I use curator to take the backups and after grabbing backups successfully it fails when it tries to delete old snapshots because that's when it requires a list too:

2017-07-25 11:53:02,191 ERROR     Failed to complete action: delete_snapshots.  <class 'curator.exceptions.FailedExecution'>: Unable to get snapshot information from repository: long_term.  Error: TransportError(500, 'null_pointer_exception', '[SVVyQPF][10.127.1.203:9300][cluster:admin/snapshot/get]')

I have a feeling this is due to some kind of timeout. I turned on debug logging and while I couldn't find a more specific reason this fails I noticed it made ~ 2K requests to S3 until it failed and it stopped at 90 seconds. Is this a configurable timeout?

Please help! I got no access to my backups!


(David Pilato) #2

That sounds very bad.

I think you should open an issue in elasticsearch.
Can you tell more about your version?


#3

Just upgraded to 5.5.0.


(David Pilato) #4

And it appeared just after the upgrade?


#5

Nope it started a few days before so it started while on 5.4.1.curling for the list of snapshots took increasingly long in the past but it still worked.

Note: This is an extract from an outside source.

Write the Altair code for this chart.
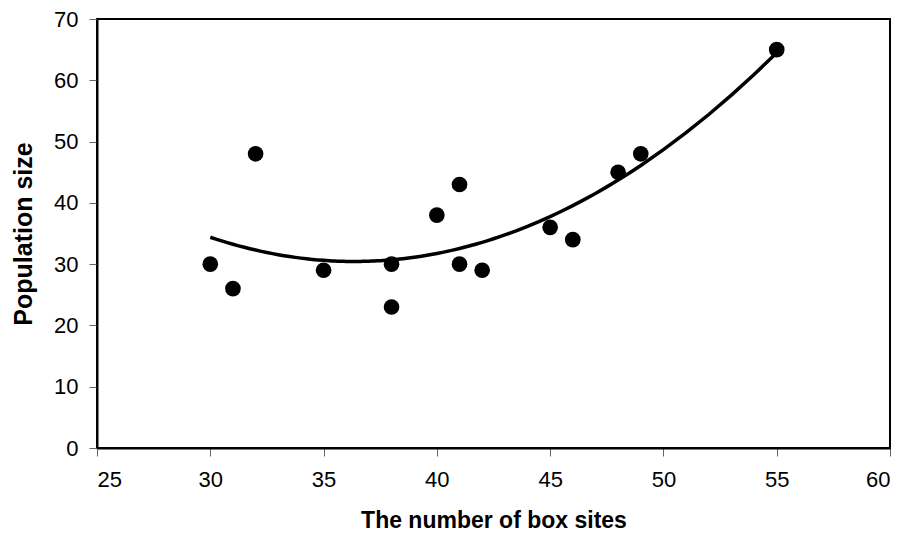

Eventually I reached a curator timeout which I increased and it was working again. Now it seems to be breaking before it hits that timeout.


(David Pilato) #6

I see. AFAIK we don't set any 90s timeout when we are using the AWS SDK and defaults don't seem to set that as per http://docs.aws.amazon.com/sdk-for-java/v1/developer-guide/section-client-configuration.html.

We are just setting the setSocketTimeout which is by default 50s.

And AFAIK it only set the timeout for a single API call.

May be it's a more global timeout that we have in snapshot/restore? @Igor_Motov Do you have an idea?


#7

Opened an issue too: https://github.com/elastic/elasticsearch/issues/25878


(Igor Motov) #8

Can you check logs on 10.127.1.203 around 2017-07-25T12:01:47 to see if there are any other messages there?


#9

Added some more logs to the issue https://github.com/elastic/elasticsearch/issues/25878#issuecomment-317748498. Regarding the time I am providing logs from a request initiated at 2017-07-25T12:26:30 because that's when I had DEBUG on.


(system) #10

This topic was automatically closed 28 days after the last reply. New replies are no longer allowed.